Krzyżoki to malowniczy zwyczaj, wciąż jest żywy w okolicach Olesna i Raciborza.
Procesje konne odbędą się w Niedzielę Wielkanocną w rejonie oleskim, a w Poniedziałek Wielkanocny w okolicach Raciborza i w Żędowicach. Od niedawna tradycja ta jest wpisana na krajową listę niematerialnego dziedzictwa kulturowego.

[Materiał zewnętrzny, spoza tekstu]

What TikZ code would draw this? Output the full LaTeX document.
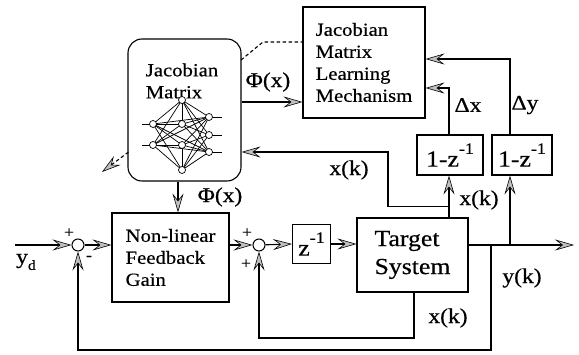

Uczestnicy - wierzchem, na wozach lub w bryczkach wyruszają w pola z figurą Chrystusa Zmartwychwstałego lub krzyżem przepasanym czerwoną szarfą i sztandarami. W trakcie przejazdu modlą się o urodzaje i dobre plony, śpiewają pieśni wielkanocne i Litanię do Wszystkich Świętych, gdzieniegdzie odwiedzają też gospodarstwa, a całość kończą wyścigi i zabawa. Ale na trasę przejazdu wychodzi wielu mieszkańców, goście, by razem dzielić radość zmartwychwstania. Zwykle przynajmniej na rozpoczęciu, zakończeniu i kilku fragmentach trasy, gdzie przejeżdża procesja, ludzie gromadzą się przed domami i na chodnikach, by w ten sposób towarzyszyć jadącym.
Tak będzie i tym razem. W Niedzielę 20 kwietnia wielkanocne procesje konne ruszą w Biskupicach i w Kościeliskach, a objazd pól poprzedzą nieszpory o 14.30.
W Sternalicach jeźdźcy wyjadą o 13.00, chcąc ich zobaczyć, warto być chwilę wcześniej przy placu kościelnym.
W Poniedziałek Wielkanocny 21 kwietnia w Żędowicach (dekanat Zawadzkie), gdzie zwyczaj ten jest kultywowany już od 40 lat, w procesji konnej udział weźmie bp Waldemar Musioł. Tam tradycję tę zainicjował ówczesny duszpasterz ks. Leonard Makiola, obecnie proboszcz parafii MB Fatimskiej w Opolu. Zbiórka o 13.00, a o 14.00 powitanie na placu kościelnym i wyjazd procesji, zakończenie ok. 16.30 przy młynie Thiel.
W Bieńkowicach procesja ruszy o 13.00 sprzed kościoła, ok. 14.30 wyścigi konne, a o 16.00 nieszpory, po nich poczęstunek i zabawa.
W Pietrowicach Wielkich jeźdźcy ruszą o 13.00 sprzed plebanii na nabożeństwo do kościółka pw. Krzyża Świętego, potem przez pola. Objazd zakończy zabawa na boisku.
W Raciborzu-Sudole procesja konna o 13.00 ruszy na pola, a zakończy się ok. 15.00 nabożeństwem.
Tradycja ta w większości tych miejscowości sięga lat 70. ub.w., wówczas w objazdach pól brali udział miejscowi bądź okoliczni gospodarze. Z czasem koni ubywało, tak że w latach 90. ub.w. było ryzyko, że tradycja ta całkiem zaniknie. Na szczęści zmobilizowało to stałych jej uczestników i zaczęli zapraszać inne grupy, posiadające bądź mogące wypożyczyć konie. Do gospodarzy dołączyli więc jeźdźcy ze stadnin koni, a także ci, co jeżdżą rekreacyjnie. Wspólnym staraniem w 2022 r. wielkanocne procesje konne na Górnym Śląsku zostały wpisane na krajową listę niematerialnego dziedzictwa kulturowego.
- Wpis dotyczący wielkanocnych procesji konnych bardzo mnie cieszy, bo udało nam się zebrać materiały dotyczące procesji nie tylko z archiwów prywatnych czy parafialnych, ale także relacje uczestników. I nie tylko w powiecie raciborskim, ale też na Śląsku Opolskim czy pod Gliwicami. Trzeba wiedzieć, że były one znane w wielu miejscowościach w dobrach biskupów wrocławskich. Jednak zachowały się w niewielu i należy o nie dbać i o nich mówić - opowiadała w 2023 r. Julita Ćwikła, etnograf z Muzeum w Raciborzu, podczas konferencji poświęconej śląskim zwyczajom, poprzedzającej otwarcie wystawy o krzyżokach.